El laicismo entraña por su ideario una vocación universalista, racionalista y civilizadora; y, por todo ello, postula el movimiento comprometido con la profundización y expansión de los derechos humanos en un contexto de un universalismo civilizatorio con los seres humanos en tanto que individuos como principales protagonistas de la historia. La igualdad y la libertad que reclama el laicismo es el desarrollo integral y autónomo de la conciencia libre como valor supremo del proceso de humanización y civilización de los ciudadanos.

Estos valores no sólo imponen una elaboración teórica, sino también una estrategia. En la Antigüedad tardía, el limes imperial funcionó a la vez como barrera y como filtro para la lenta romanización de pueblos primitivos guiados inicialmente por el deseo del botín y del pillaje, pero que acabaron por aportar un fresco impulso vital de afirmación libertaria del individuo a una sociedad esclerótica y decadente. En nuestra actual coyuntura de mundialización civilizadora, es necesaria la acompasada contribución a lo que Arnold Toynbee llamaba el «proletariado externo», que mediante su explotación despiadada permite la continuidad de la acumulación capitalista con una alta tasa de plusvalía en favor del Primer Mundo.
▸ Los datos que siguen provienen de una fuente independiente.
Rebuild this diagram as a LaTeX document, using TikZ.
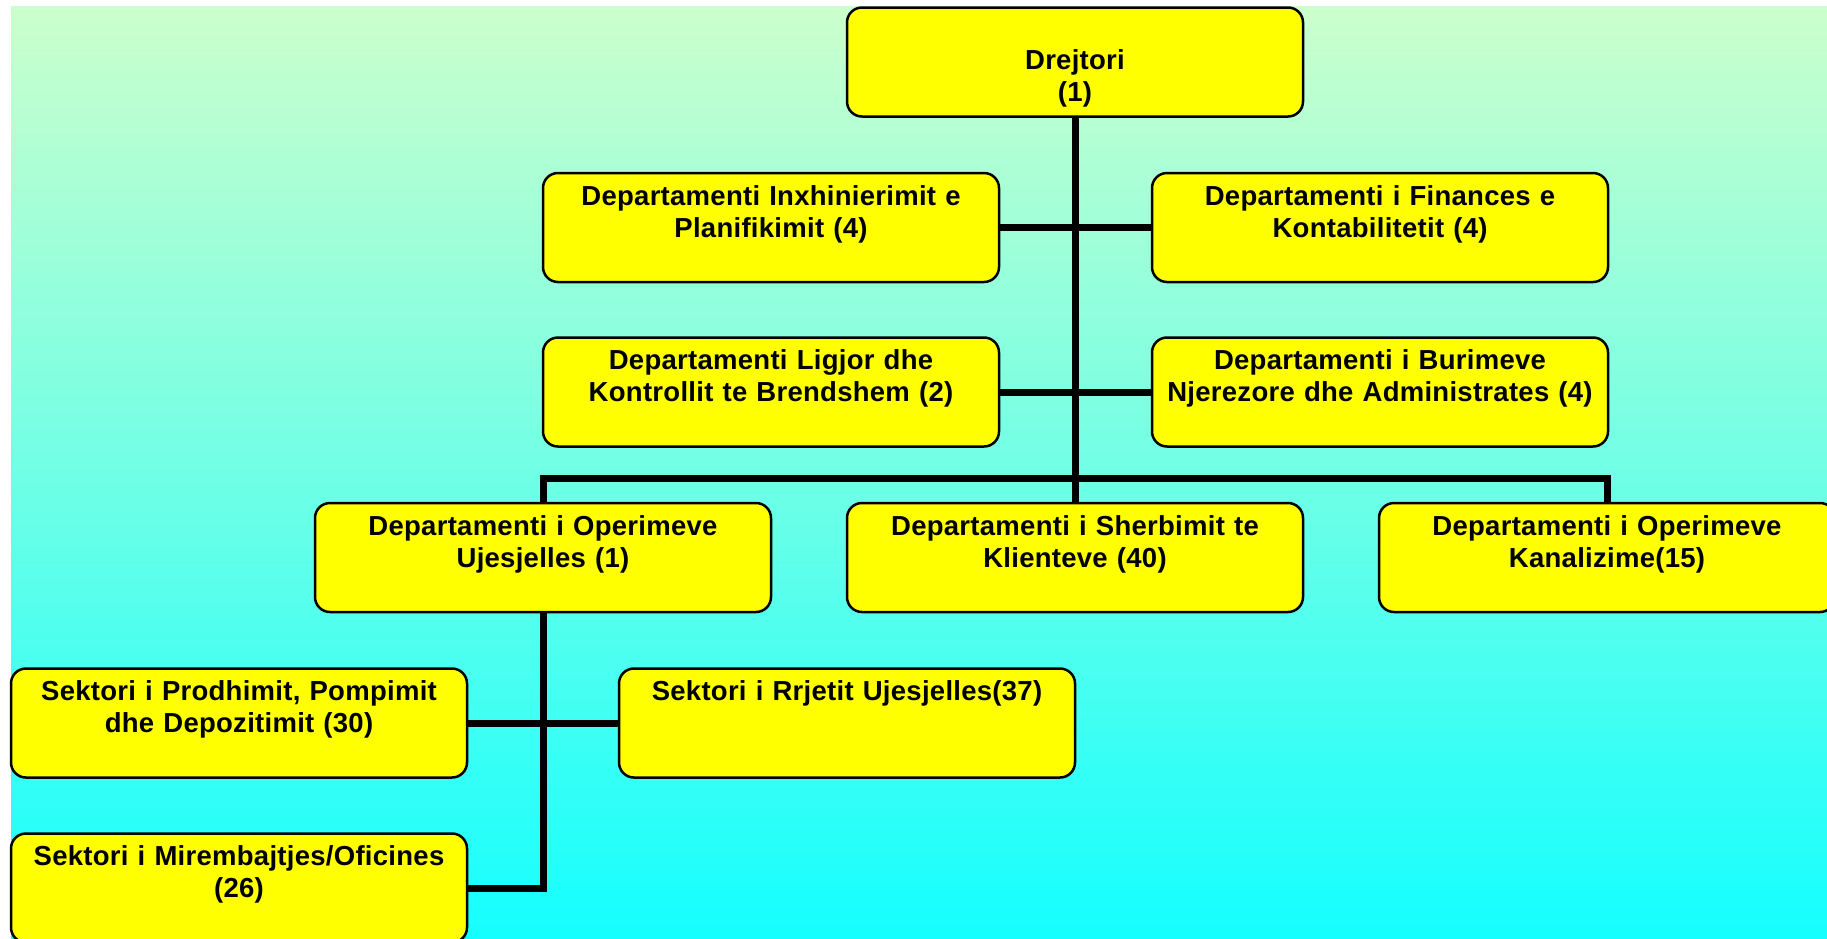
\documentclass[tikz,border=0pt]{standalone}
\usepackage{fontspec}
\setmainfont[LetterSpace=1]{Liberation Sans}
\definecolor{bgtop}{HTML}{CCFFCC}
\definecolor{bgmid}{HTML}{A0FFE0}
\definecolor{bgbot}{HTML}{14FFFF}
\definecolor{unitfill}{HTML}{FFFF00}
\begin{document}
\begin{tikzpicture}[x=1pt,y=-1pt,
    unit/.style={draw=black,line width=2.5pt,fill=unitfill,rounded corners=15pt,inner xsep=8pt,inner ysep=6pt,
        text width=440pt,align=center,text height=26pt,text depth=71pt,font=\fontsize{27.5}{32}\selectfont\bfseries},
    link/.style={line width=7pt}]
    \useasboundingbox (0,0) rectangle (1827,938);
    \fill[top color=bgtop,middle color=bgmid,bottom color=bgbot] (11,6) rectangle (1827,938);
    \node[unit,text height=56pt,text depth=41pt] (drej) at (1075,62) {Drejtori\\(1)};
    \node[unit] (inxh) at (771,227.5) {Departamenti Inxhinierimit e\\Planifikimit (4)};
    \node[unit] (fin) at (1380,227.5) {Departamenti i Finances e\\Kontabilitetit (4)};
    \node[unit] (ligj) at (771,392) {Departamenti Ligjor dhe\\Kontrollit te Brendshem (2)};
    \node[unit] (bur) at (1380,392) {Departamenti i Burimeve\\Njerezore dhe Administrates (4)};
    \node[unit] (opuj) at (543,557.5) {Departamenti i Operimeve\\Ujesjelles (1)};
    \node[unit] (sherb) at (1075,557.5) {Departamenti i Sherbimit te\\Klienteve (40)};
    \node[unit] (kanal) at (1607,557.5) {Departamenti i Operimeve\\Kanalizime(15)};
    \node[unit] (prodh) at (239,723) {Sektori i Prodhimit, Pompimit\\dhe Depozitimit (30)};
    \node[unit] (rrjet) at (847,723) {Sektori i Rrjetit Ujesjelles(37)};
    \node[unit] (mirem) at (239,888) {Sektori i Mirembajtjes/Oficines\\(26)};
    \draw[link] (drej.south) -- (sherb.north);
    \draw[link] (inxh.east) -- (fin.west);
    \draw[link] (ligj.east) -- (bur.west);
    \draw[link] (opuj.north) -- ++(0,-23) -| (kanal.north);
    \draw[link] (opuj.south) |- (mirem.east);
    \draw[link] (prodh.east) -- (rrjet.west);
\end{tikzpicture}
\end{document}
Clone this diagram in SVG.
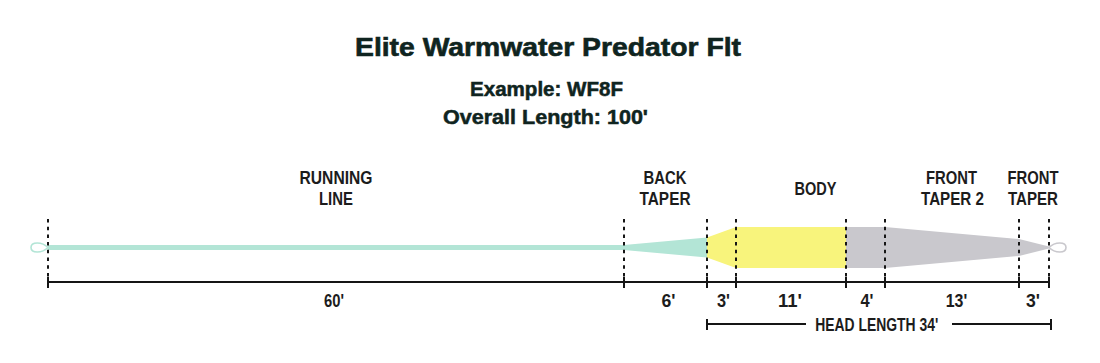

Los pueblos marginados deben ser incorporados generosamente y sin pausas a la civilización, pero con la mirada alerta contra los riesgos que comportan para todos los ambiguos estereotipos de sociedades multiétnicas, culturas autóctonas, etc., que pueden ser -y ya lo son en algunos lugares- los vehículos de implantación de comunitarismos regresivos, frecuentemente de raíz religiosa, que ya comienzan a erosionar los principios laicistas de sociedades avanzadas, o bien a consolidar el incesante trabajo de demolición de estos principios por parte de lo que cabe calificar expresivamente comointernacional de las religiones, y en vanguardia, los monoteísmos del Libro.

Todos los pueblos tienen derecho a fomentar su identidad en el plano de la privacidad, como lo postula el laicismo, y también el derecho de promover su independencia soberana frente a los colonialismos externos e internos, y a lograrla por la confrontación en el espacio público. Pero su último y primordial objetivo debe ser la emancipación y autonomía del individuo en el marco del laicismo como sistema de validez universal. Es este el momento de declarar mi rechazo de fórmulas engañosas y manipuladoras, de las que representa un arquetipo la bautizada como laicidad abierta, que equivale a otorgar un estatuto privilegiado de pluralidad a todas las religiones.